Gelecekteki yabancı para nakit akışları

54. Gelecekteki nakit akışları, gerçekleşecekleri para birimi cinsinde tahmin edilir ve anılan para birimi için uygun olan iskonto oranından iskonto edilir. İşletme bugünkü değeri, kullanım değerinin hesaplandığı tarihteki geçerli kuru kullanarak çevirir.

İskonto oranı

55. İskonto oranı (oranları), aşağıda yer alanlara ilişkin cari piyasa değerlendirmesini yansıtan vergi öncesi oran (oranlar) olacaktır:

(a) Paranın zaman değeri ve

(b) Gelecekteki nakit akış tahminlerinde dikkate alınmamış olan, varlığa özgü riskler.

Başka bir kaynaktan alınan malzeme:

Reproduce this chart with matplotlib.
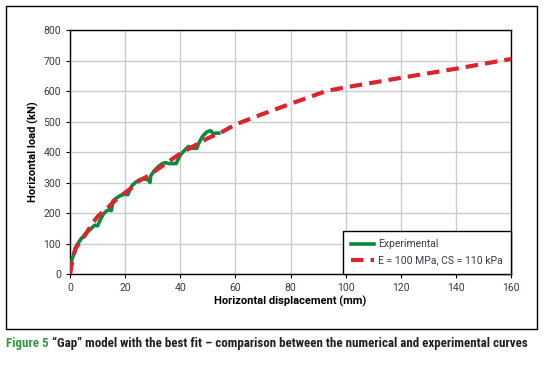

56. Paranın zaman değeri ile varlığa özgü risklere ilişkin cari piyasa değerlendirmesini yansıtan oran;

yatırımcıların tutar, zaman ve risk profili açısından işletmenin varlıktan elde etmeyi beklediği nakit akışlarıyla aynı düzeyde nakit akışları yaratan bir yatırım yapmış olmaları durumunda elde etmeyi bekleyecekleri kazançtır. Bu oran, benzeri varlıklar için cari piyasa işlemlerindeki zımni bir oran üzerinden veya hizmet potansiyeli ve riskleri açısından ilgili varlığa benzer bir varlığa (veya varlık portföyüne) sahip halka açık bir işletmenin ağırlıklı ortalama sermaye maliyeti üzerinden tahmin edilir. Ancak, varlığın kullanım değerini ölçmede kullanılan iskonto oranı (oranları), gelecekteki nakit akış tahminlerini düzeltmede dikkate alınan riskleri yansıtmayacaktır. Aksi takdirde, bazı varsayımların etkisi iki kez dikkate alınmış olacaktır.

57. Varlığa özgü oran piyasada doğrudan mevcut değilse; işletme, iskonto oranının tahmininde yerine geçebilecek oranları kullanır. Ek A, anılan durumlarda iskonto oranının tahminine ilişkin ek bir rehber sağlar.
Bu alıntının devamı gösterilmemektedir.